Galvo Mirror Laser Scanning Scheme: Design and Application

The main advantages of galvanometric laser scanning are high speed and high precision, widely used in fields such as laser processing, life sciences, and medical diagnosis. Position sensors are integrated into motor design to provide predictable linear time-invariant (LTI) systems with closed-loop servo control. The mechanical angle can reach ±20 degrees, and the scan rate varies from several Hz to several kHz; low inertia systems with smaller reflection mirrors commonly have faster speeds than heavier systems. Galvoes can be used single-axis, or they can be combined into multi-axis configurations, or complemented by techniques such as resonance or polygonal scanners to achieve more complex scan shapes.

The infrastructure of galvo control can be analog, digital, or hybrid. Axis angle sensors are built into the galvo structure, reducing motion mass and improving system performance, so high-performance position detectors are essential. Modern galvoes use dynamic magnetic design to provide a high torque ratio. For small systems, a small motor is usually used to drive relatively large loads. If the load approaches or exceeds the rotor inertia, harmful mechanical resonance may occur, which can be suppressed by notch filters. The factory settings of amplifiers for notch, PID, and others provide stable and reliable performance for users.

Design and application of single-axis and dual-axis galvoes

Single-axis galvo kits generally include galvo reflection mirrors, servo amplifiers, and connecting cables. Coating options for the reflection mirror include broadband coating for infrared and visible light and dielectric coating for specific single or multiple wavelengths. A complete galvo application also requires the purchase of various accessories, servo coolers, galvo mounting fixtures, signal sources, and light sources. Dual-axis galvoes are the core building block for processing and three-axis systems. A matched and tuned XY dual-axis galvo is critical for building a high-performance scanning system, and the two reflection mirrors must ensure precise alignment of the optical path.

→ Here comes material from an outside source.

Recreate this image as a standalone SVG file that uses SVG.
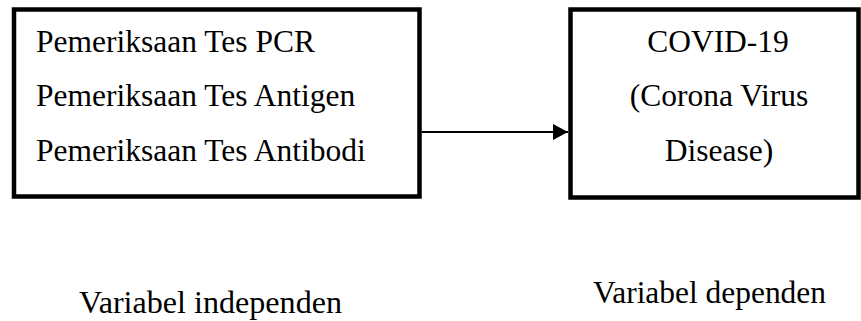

In addition, the dual-axis galvo scan head is compatible with various lasers and provides the best spot size, working distance, and field of view through selected lenses, improving laser processing speed. The following are the XG and DCB series scan heads, which have a wide range of applications when combined with appropriate lasers and lenses: marking; cutting solar cell membranes; surface treatment and deep engraving; semiconductor material cutting, scribing, and trimming; low-power welding and sintering.

Design and application of three-axis scan head

The three-axis scan head includes a standard XY dual-axis scan head and a Z-axis electric focus without the need for an fθ lens. The flexible three-axis scan head is very suitable for three-dimensional non-flat surface marking, with a field of view up to one square meter, so only a single-pass scan can handle the entire solar cell panel, and the focused spot diameter can be as low as 22 µm, and the heat can be controlled by intentional defocusing.

The three-axis scan head uses a post-objective scan configuration, where the moving reflection mirror is located behind the objective lens. The laser enters from the right, passes through the beam expander and objective lens in turn, and is then focused onto the work surface by the scanning reflection mirror. The curved surface is the focusing result of the beam expander being stationary (the same is true for scanning with an fθ lens), and in order to provide a flat field of view, only need to move the beam expander, and the controller calculates the correction amount for any XY position and adjusts the Z-axis focus accordingly.